Mynydd y Fedw
In ‘Celtic Folklore Welsh And Manx’ (1901), John Rhys recounted the following folktale originally passed down Siân Dafydd of Helfa Fawr, and Mari Domos Siôn of Tyn Gadlas, Llanberis who would probably have been born around 1770.
‘To the farm of Bron y Fedw there belonged a son, who grew up to be a young man, the women knew not how long before their time. He was in the habit of going up the mountain to Cwm Drywenydd and Mynydd y Fedw, on the west side of Snowdon, to do the shepherding, and there he was wont to come across a lass on the mountain, so that as the result of frequently meeting one another, he and she became great friends. They usually met at a particular spot in Cwm Drywenydd, where the girl and her family lived, and where there were all kinds of nice things to eat, of amusements, and of incomparable music; but he did not make up to anybody there except the girl.
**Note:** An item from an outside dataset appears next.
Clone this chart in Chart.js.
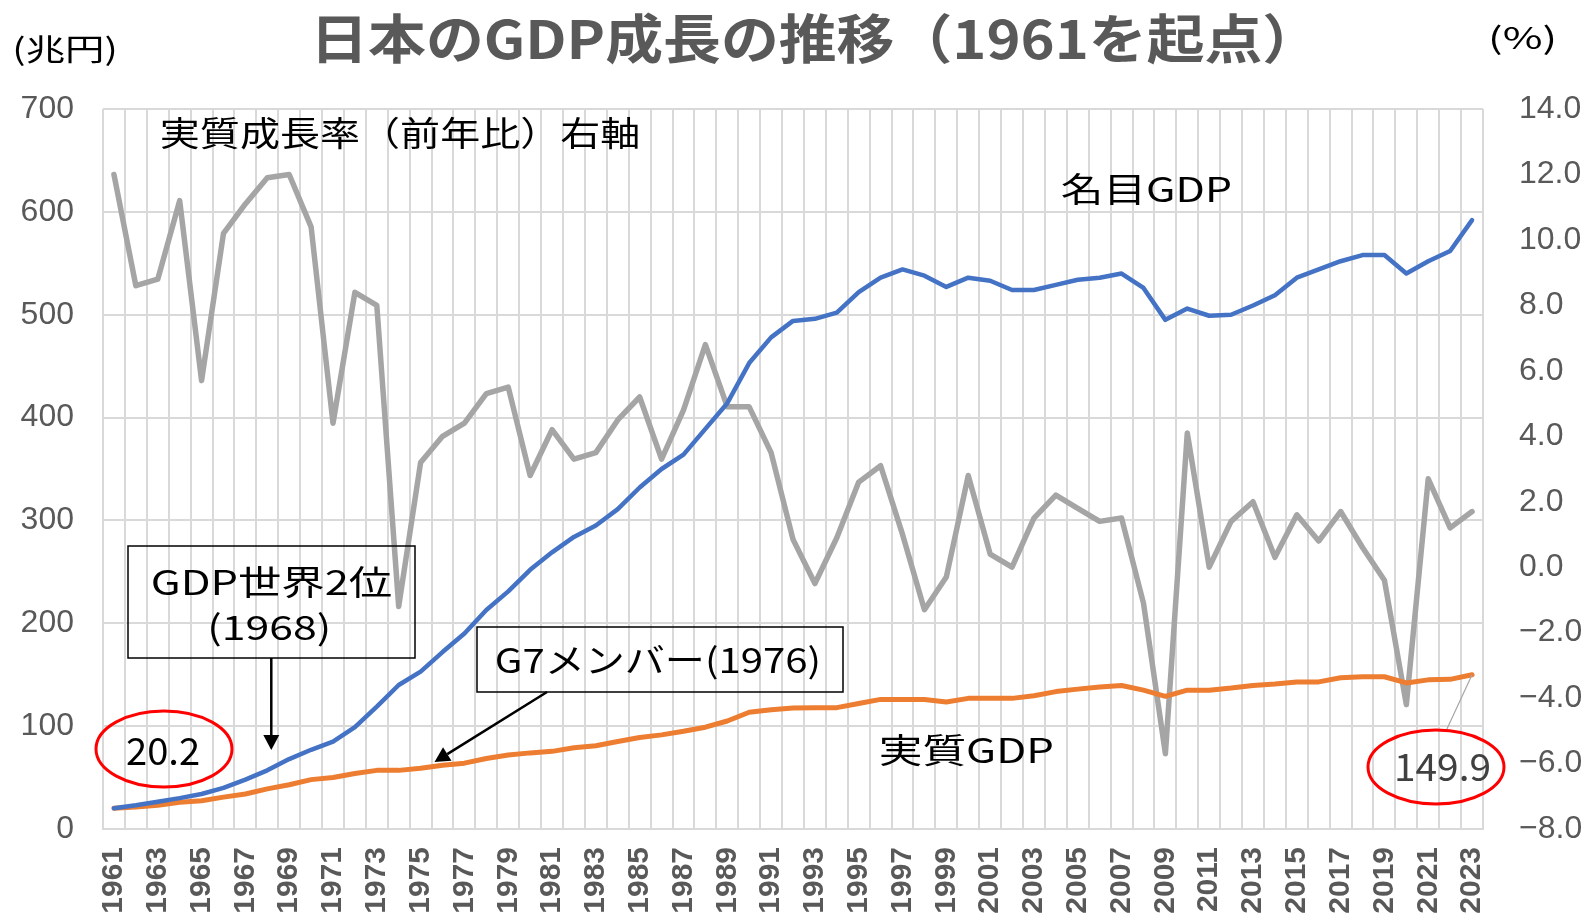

The friendship ended in courtship; but when the boy mentioned that she should be married to him, she would only do so on one condition, namely, that she would live with him until he should strike her with iron. They were wedded, and they lived together for a number of years, and had children. Once on a time it happened to be market day at Carnarvon, whither the husband and wife thought of riding on ponies, like all the farmers of that time. So they went to the mountain to catch a pony each. At the bottom of Mynydd y Fedw there is a pool some sixty or one hundred yards long by twenty or thirty broad, and on one side of it there is a level space along which the horses used to run. The husband caught a pony, and gave it to the wife to hold fast without a bridle, while he should catch another. When he had bridled his own pony, he threw another bridle to his wife for her to secure hers; but as he threw it, the bit of the bridle struck her on one of her hands. The wife let go the pony, and went headlong into the pool, and that was the end of their wedded life.’